For Jesus discord is an evil; war is a crime. His God is not the old Lord of Battles. The apologists for great massacres confuse the Old and the New Testament. But the New is new exactly because it transforms the Old.

Only when considered as a punishment can war be thought of as divine. War is the terrible retribution of men who have recourse to war; it is the cruelest manifestation of the hatred which broods and boils in human hearts, the hatred which drives men to take up arms to destroy one another. War is at the same time a crime and its own punishment.

But when hate is abolished in every heart, war will be incomprehensible: our most terrible punishment will disappear together with our greatest sin. Then at last will arrive the day longed for by Isaiah when, “they shall beat their swords into plow-shares, and their spears into pruninghooks: nation shall not lift up sword against nation, neither shall they learn war any more.”

That day announced by Isaiah is the day on which the Sermon on the Mount shall become the only law recognized on earth.

ONE FLESH ONLY

Jesus sanctions the union of man and woman even in the flesh. As long as kings remain, we are to give back to them the coins stamped with their names; as long as men are not like angels the human race must perpetuate itself.

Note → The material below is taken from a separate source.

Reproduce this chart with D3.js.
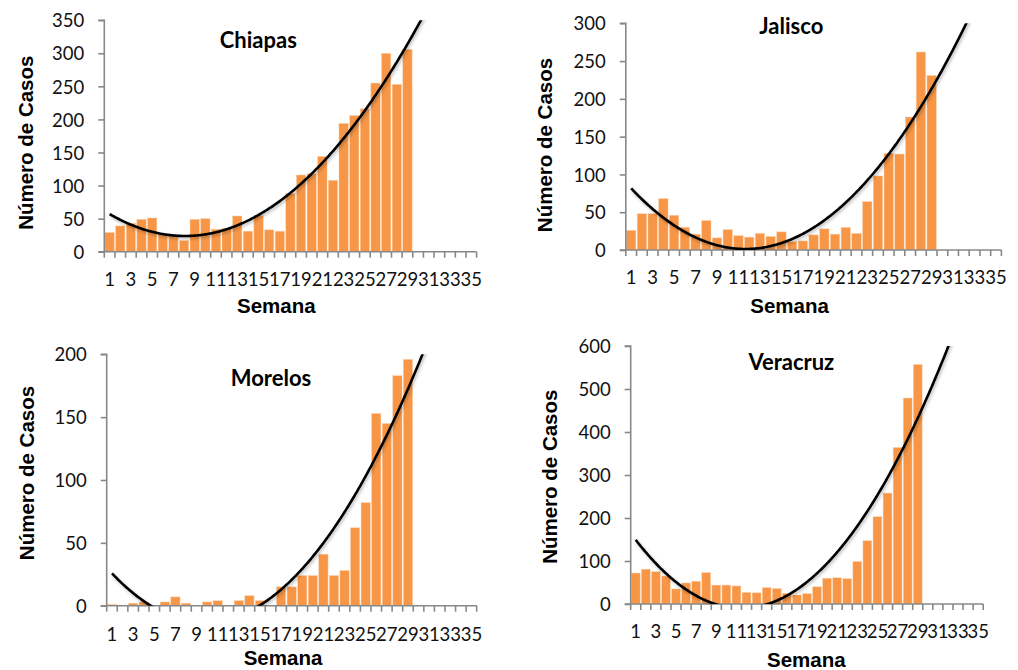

The Family and the State, imperfect expedients compared with heavenly beatitude, are necessary during our terrestrial probation; and since they are necessary they should at least become less impure and less imperfect. As long as rulers exist, at least the man who rules should feel himself the equal of the man who serves. As long as marriage exists, the union between man and woman should be eternal and faithful.

In marriage Jesus sees first of all the joining of two bodies. On this point He ratifies the metaphor of the Old Law, “So then they are no more twain, but one flesh.” Husband and wife are one body, inseparable. This man shall never have another woman; this woman shall never know another man until death divides them. The mating of male and female, when it is not the expression of careless wantonness, or furtive fornication, when it is the meeting of two healthy virginities, when it is preceded by free choice, by a chaste passion, by a public and consecrated covenant, has an almost mystic character which nothing can cancel. The choice is irrevocable, the passion is confirmed, the compact is for eternity. Within the two bodies clinging to each other with bodily desire, there are two souls which recognize each other and find each other in love. Their flesh becomes one flesh; their two souls become one soul.

The two have been fused into one, and from this communion will be born a new creature formed of the essence of both, which will be the visible form of their union. Love makes them like God, creators of a new and miraculous creation.

But this Duality of the flesh and of the spirit—the most perfect among imperfect human relations—should never be disturbed or interrupted. Adultery corrupts it, divorce destroys it. Adultery treacherously corrodes the union; divorce repudiates it definitely. Adultery is a secret divorce founded upon untruth and betrayal; divorce followed by another marriage is sanctioned adultery.